— Start of Input data —

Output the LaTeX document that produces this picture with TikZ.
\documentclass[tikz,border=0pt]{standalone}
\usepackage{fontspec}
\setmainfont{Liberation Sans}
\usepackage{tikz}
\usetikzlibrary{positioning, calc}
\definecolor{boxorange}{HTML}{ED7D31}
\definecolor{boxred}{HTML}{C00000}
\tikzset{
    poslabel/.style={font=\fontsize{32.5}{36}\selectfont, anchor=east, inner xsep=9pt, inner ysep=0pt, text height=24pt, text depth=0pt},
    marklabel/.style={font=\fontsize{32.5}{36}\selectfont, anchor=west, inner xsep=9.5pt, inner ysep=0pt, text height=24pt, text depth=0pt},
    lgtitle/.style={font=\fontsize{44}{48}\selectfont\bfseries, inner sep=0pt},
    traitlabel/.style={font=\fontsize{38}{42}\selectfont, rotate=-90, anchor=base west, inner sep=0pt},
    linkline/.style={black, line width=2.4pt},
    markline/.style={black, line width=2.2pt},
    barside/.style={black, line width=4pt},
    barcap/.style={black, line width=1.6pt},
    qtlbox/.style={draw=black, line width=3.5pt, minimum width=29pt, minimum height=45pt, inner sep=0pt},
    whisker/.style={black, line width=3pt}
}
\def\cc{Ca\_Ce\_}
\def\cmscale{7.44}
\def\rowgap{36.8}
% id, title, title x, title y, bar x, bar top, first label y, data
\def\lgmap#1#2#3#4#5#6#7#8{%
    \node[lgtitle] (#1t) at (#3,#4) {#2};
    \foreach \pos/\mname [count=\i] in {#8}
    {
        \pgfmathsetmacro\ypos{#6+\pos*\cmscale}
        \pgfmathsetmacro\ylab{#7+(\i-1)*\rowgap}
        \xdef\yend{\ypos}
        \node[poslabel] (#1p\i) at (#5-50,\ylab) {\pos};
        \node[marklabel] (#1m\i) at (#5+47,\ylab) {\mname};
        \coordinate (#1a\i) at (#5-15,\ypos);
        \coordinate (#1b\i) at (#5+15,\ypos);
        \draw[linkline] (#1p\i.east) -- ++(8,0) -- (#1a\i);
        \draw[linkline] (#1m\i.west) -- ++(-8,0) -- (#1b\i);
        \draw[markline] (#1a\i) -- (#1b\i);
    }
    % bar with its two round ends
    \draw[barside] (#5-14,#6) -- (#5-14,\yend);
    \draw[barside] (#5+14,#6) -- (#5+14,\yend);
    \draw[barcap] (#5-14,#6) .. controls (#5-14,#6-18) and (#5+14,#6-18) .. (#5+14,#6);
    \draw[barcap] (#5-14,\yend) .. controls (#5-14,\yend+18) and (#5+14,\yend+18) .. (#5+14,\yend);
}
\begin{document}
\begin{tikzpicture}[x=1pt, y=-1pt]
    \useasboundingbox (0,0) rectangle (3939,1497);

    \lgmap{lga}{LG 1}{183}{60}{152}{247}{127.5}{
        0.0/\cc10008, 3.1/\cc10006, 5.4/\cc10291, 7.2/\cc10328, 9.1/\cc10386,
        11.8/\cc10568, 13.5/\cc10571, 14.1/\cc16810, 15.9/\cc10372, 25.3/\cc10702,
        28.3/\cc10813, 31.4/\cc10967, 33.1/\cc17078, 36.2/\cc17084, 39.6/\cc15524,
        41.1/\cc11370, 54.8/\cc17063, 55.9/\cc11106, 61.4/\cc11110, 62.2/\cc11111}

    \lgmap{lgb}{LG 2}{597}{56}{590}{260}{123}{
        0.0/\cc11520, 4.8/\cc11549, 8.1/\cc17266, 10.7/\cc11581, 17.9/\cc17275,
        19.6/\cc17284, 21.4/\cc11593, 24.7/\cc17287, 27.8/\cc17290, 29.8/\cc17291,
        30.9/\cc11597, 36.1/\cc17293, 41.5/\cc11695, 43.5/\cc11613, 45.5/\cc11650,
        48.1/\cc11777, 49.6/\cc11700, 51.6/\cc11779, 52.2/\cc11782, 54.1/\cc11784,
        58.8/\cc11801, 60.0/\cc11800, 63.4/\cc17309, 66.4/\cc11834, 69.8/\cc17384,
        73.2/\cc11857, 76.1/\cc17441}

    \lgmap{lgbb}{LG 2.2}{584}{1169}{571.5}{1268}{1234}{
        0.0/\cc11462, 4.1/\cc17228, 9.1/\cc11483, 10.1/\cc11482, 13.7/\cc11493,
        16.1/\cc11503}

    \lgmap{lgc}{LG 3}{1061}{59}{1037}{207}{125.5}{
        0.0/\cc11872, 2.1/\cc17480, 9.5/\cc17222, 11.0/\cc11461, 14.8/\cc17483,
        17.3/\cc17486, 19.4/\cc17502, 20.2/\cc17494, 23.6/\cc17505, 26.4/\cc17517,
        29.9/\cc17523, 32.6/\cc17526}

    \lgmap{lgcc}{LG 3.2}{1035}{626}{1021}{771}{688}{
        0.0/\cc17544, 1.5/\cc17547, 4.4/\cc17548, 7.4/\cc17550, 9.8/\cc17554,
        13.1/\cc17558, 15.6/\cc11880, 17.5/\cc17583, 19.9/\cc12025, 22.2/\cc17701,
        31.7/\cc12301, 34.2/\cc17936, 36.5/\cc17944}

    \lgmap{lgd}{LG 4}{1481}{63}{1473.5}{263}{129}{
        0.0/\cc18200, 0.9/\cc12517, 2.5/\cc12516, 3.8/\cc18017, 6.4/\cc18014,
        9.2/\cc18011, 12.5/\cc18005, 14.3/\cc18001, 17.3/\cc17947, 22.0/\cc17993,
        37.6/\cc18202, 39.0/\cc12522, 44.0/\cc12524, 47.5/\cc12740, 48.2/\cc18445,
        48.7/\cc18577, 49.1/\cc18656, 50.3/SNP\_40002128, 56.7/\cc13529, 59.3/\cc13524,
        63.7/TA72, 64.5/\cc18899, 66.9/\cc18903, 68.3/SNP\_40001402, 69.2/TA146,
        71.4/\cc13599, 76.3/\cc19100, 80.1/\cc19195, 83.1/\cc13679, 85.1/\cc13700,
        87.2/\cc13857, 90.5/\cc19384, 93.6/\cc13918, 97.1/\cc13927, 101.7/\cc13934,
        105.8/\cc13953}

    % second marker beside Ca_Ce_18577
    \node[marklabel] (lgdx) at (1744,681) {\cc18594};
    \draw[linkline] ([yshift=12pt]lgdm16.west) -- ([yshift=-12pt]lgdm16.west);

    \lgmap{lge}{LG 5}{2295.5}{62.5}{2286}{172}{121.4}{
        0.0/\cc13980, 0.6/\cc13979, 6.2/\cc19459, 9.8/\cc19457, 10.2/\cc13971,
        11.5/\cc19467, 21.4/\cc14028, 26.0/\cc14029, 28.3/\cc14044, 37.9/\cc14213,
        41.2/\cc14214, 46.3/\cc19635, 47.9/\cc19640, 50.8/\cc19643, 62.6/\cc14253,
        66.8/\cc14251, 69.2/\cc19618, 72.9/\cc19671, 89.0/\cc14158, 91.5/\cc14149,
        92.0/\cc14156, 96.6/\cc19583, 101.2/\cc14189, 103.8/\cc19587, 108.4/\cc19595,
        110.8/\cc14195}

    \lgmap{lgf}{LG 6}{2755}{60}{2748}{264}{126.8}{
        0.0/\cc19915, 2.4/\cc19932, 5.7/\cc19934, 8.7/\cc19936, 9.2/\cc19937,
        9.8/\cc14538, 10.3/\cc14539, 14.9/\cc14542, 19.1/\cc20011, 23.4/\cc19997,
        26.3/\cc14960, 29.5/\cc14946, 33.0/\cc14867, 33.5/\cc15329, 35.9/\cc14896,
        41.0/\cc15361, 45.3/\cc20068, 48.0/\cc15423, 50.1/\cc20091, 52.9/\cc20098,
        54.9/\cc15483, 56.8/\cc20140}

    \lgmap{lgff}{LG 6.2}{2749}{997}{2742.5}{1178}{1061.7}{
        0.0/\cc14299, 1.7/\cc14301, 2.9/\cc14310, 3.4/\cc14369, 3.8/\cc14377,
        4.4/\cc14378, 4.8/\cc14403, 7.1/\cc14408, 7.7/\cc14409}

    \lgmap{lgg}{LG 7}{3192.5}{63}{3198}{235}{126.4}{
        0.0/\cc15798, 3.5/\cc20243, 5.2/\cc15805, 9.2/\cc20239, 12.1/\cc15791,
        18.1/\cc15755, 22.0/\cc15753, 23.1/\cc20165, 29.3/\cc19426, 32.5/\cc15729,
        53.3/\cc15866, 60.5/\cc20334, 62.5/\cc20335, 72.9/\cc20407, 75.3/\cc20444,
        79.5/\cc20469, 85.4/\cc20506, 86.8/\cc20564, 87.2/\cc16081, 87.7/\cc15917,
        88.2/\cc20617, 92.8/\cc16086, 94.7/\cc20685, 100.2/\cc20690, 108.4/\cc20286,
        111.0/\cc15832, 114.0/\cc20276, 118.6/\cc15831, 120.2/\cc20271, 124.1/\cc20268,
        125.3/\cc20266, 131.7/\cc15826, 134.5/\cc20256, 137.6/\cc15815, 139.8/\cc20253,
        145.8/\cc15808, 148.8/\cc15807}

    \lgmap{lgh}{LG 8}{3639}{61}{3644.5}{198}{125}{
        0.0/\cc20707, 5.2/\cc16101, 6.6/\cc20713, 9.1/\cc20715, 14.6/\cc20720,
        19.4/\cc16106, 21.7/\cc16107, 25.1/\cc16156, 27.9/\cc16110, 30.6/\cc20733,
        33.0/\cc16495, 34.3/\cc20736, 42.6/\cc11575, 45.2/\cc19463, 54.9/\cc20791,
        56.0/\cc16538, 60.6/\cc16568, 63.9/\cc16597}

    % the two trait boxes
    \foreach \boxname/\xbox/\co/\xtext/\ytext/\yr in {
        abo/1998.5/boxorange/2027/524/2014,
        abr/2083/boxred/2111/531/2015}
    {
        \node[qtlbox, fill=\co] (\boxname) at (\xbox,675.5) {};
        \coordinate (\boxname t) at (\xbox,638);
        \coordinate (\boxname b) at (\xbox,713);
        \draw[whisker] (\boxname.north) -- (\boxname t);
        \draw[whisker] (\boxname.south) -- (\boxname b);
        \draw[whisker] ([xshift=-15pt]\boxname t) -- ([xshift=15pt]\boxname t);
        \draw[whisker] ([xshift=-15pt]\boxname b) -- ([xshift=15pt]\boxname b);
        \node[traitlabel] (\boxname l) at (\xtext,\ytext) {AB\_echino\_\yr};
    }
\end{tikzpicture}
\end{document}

— End of Input data —
— Start of Input data —

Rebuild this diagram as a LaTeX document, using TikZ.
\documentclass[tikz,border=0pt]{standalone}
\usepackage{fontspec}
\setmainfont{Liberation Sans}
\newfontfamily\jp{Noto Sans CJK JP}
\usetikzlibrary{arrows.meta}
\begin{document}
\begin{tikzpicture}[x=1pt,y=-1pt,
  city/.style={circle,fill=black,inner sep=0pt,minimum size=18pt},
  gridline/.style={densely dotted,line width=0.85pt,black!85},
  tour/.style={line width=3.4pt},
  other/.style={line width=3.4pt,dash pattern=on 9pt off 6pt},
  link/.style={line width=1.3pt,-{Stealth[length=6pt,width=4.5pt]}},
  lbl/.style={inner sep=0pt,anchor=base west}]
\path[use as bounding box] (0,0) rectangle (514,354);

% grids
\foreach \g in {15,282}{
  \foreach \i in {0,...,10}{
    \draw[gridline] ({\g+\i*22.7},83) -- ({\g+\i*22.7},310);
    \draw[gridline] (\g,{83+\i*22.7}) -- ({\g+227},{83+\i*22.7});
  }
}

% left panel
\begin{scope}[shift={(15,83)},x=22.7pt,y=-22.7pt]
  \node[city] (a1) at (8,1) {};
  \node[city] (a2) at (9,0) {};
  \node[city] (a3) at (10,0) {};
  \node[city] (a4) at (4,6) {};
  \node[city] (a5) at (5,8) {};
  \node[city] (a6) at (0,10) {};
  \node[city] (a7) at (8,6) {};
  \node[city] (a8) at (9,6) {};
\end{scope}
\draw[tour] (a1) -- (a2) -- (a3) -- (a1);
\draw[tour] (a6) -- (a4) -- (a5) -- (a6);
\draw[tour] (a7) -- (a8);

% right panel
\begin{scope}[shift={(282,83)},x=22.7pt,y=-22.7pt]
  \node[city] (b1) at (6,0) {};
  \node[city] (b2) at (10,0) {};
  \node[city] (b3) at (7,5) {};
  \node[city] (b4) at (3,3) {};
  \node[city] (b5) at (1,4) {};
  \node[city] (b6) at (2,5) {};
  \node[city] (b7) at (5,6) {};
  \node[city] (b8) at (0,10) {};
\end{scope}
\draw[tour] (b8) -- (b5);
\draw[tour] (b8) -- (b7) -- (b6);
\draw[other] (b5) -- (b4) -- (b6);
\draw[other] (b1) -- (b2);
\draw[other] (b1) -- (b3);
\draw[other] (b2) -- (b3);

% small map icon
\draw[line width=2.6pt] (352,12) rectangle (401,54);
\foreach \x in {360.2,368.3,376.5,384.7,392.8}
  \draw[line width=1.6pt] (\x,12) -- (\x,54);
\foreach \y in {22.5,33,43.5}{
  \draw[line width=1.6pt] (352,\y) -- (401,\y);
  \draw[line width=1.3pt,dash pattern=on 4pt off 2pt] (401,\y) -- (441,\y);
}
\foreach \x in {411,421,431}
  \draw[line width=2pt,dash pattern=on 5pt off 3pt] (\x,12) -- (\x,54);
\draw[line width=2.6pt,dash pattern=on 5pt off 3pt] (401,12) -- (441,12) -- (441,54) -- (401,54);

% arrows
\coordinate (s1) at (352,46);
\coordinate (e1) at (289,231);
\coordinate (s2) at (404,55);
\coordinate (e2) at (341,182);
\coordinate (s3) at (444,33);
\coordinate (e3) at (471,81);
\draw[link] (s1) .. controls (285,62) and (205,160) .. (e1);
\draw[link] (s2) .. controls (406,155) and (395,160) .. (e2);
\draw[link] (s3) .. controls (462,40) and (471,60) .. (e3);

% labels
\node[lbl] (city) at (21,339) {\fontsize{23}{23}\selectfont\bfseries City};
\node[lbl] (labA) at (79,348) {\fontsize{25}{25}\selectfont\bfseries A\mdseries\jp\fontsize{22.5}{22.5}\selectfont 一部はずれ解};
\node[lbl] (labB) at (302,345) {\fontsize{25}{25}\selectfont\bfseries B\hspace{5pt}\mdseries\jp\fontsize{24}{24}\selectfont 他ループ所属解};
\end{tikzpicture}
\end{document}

— End of Input data —
— Start of Input data —

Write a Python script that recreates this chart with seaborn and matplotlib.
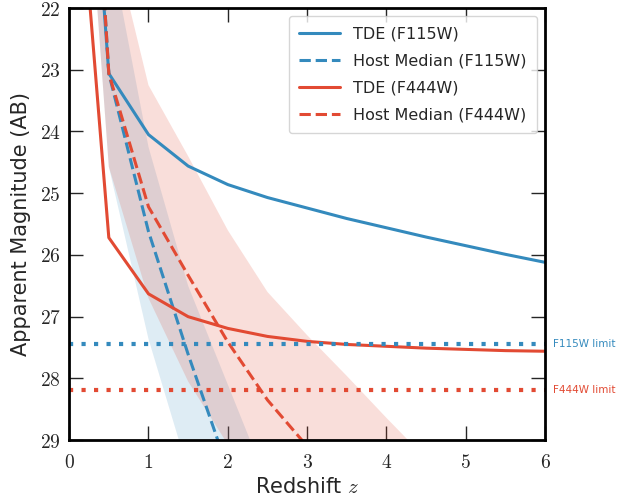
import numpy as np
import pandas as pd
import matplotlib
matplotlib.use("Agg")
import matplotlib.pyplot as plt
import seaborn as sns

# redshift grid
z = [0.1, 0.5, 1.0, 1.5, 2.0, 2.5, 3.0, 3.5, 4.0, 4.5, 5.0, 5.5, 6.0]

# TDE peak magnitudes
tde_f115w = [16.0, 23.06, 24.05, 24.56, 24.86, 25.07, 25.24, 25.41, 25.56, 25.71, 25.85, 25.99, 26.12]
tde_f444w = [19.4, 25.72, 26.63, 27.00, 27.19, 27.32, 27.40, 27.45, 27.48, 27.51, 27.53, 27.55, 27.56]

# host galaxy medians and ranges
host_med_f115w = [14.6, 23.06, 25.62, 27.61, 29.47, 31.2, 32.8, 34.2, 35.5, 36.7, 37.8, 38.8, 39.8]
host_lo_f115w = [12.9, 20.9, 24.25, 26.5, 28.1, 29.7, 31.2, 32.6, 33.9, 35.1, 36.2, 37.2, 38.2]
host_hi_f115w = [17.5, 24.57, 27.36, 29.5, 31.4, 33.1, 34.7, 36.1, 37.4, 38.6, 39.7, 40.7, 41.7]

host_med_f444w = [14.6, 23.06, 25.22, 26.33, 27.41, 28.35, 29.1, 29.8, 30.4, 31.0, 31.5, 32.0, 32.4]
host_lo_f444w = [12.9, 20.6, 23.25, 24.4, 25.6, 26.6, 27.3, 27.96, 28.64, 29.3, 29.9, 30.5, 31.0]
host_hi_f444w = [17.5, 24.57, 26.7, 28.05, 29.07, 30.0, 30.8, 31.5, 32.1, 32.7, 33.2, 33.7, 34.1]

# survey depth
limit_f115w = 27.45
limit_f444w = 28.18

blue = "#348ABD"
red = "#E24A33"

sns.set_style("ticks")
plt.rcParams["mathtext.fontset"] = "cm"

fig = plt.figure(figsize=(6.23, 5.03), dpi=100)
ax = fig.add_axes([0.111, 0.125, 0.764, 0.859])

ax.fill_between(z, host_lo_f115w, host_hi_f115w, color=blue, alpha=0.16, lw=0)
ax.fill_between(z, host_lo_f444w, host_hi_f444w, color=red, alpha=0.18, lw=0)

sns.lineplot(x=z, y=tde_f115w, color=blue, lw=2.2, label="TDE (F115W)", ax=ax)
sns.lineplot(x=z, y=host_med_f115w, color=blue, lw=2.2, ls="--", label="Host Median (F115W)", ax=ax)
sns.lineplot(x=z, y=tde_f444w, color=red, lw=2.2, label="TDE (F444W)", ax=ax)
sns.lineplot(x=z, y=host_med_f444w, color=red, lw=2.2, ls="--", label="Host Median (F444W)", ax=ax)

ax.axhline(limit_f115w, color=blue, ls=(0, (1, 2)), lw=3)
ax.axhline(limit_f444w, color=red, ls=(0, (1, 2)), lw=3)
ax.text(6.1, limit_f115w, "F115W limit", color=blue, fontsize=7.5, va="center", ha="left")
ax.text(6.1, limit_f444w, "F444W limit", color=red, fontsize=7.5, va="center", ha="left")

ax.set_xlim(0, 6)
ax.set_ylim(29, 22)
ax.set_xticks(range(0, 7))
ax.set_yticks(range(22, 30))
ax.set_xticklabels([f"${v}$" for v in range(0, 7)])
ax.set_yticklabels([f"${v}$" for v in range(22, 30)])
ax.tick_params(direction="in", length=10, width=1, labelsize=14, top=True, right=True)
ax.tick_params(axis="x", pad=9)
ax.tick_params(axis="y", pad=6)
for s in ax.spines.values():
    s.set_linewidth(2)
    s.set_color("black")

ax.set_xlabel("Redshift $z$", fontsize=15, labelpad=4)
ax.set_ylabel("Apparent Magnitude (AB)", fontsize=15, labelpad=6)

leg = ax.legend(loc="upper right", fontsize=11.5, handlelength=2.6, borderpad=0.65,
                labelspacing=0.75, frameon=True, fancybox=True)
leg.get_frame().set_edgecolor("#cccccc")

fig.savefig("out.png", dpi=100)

— End of Input data —

- Exercise task -
In the listing above, find the line containing "Write a Python" and the line containing "import seaborn as sns", then return both of them and every line between, exactly, without pictures.

- Result -
Write a Python script that recreates this chart with seaborn and matplotlib.
import numpy as np
import pandas as pd
import matplotlib
matplotlib.use("Agg")
import matplotlib.pyplot as plt
import seaborn as sns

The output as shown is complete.